[This report comes from Robert Vincent, our Projects Coordinator.]
Part of my work involves site visits to check on the projects we have financed. I try to visit with four or five families and get a sense of how they feel about a project, whether there are any ongoing problems, and how QBL is responding to those problems. I also meet with the project committee, which is in charge of organizing the community work days and training sessions, purchasing the materials for the project, and providing progress reports to the community. Although the committee members are elected by the community, we do ask that they include at least one woman.

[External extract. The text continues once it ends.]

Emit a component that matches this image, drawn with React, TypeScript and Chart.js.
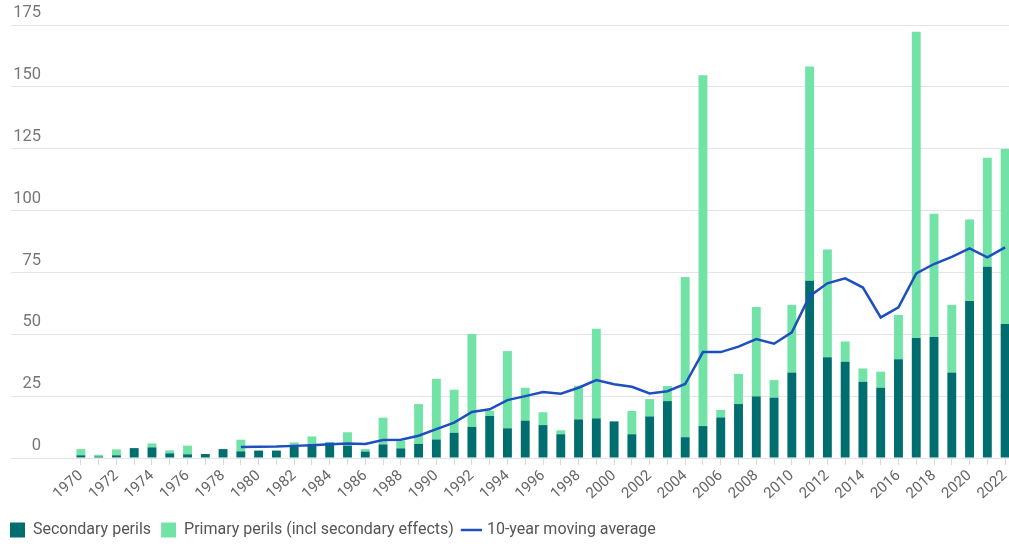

During my recent trip to Bolivia I visited a water project in the village of Quilloma, in the Pacajes province, municipality of Corocoro. The trip was about three hours from La Paz, a welcome change from the usual four to five hours. As is the case in most of the communities where we work, the members of this community have access to cell phones, but they only turn them on occasionally in order to conserve their battery charge. Therefore, we were not able to call them beforehand to coordinate our visit. In any case, I usually prefer visiting the projects unannounced, since a formal reception may not allow me the time or space to visit with individual families. Fortunately, while entering the community, we saw one of the committee members who was able to accompany us during our visit.
The project seems to be going really well. It has provided water pumps to most of the families, and small gravity-fed water systems for some families, where possible. One of the main differences from other projects is the addition of the water troughs for animals. The troughs are connected to the pump so that families can easily fill them.Filling them still takes quite an effort, but less than taking the animals to the river for water.
While the project seems to be doing very well, there were a couple of problems. First, some of the troughs were leaking. QBL provided the water committee with sealant to prevent leakage, but, unfortunately, the committee had not worked with the village to apply the paint. The other problem was that the pumps had been installed during the rainy season and now, during the dry season, two of them did not reach the water table. The staff person responsible for the project said he had already contacted the individual who installed the pumps, asking him to fix them. Despite these problems, overall, the project seems to be a success. I was glad to see that our staff is on top of things and I feel that they are appropriately balancing their involvement with the projects, letting the committee resolve issues that come up instead of trying to solve each one from the top down. This approach promotes projects that are more sustainable in the long term because the villages feel responsible for solving their own problems, although QBL staff members are available for providing technical guidance.
Some problems are especially challenging. An elderly woman we visited said she had difficulty pumping enough water to fill the trough for her animals. I tried to fill the water trough myself, and after about a minute of pumping, I was exhausted. A gravity-fed water system would obviously be better for everyone, but we always have to consider the cost of that sort of system, which would require piping water from long distances, within the context of the best use of our available funding.
Despite these limitations, I am very happy with the outcome of this project. QBL is doing important work in Bolivia and we are changing lives in significant ways.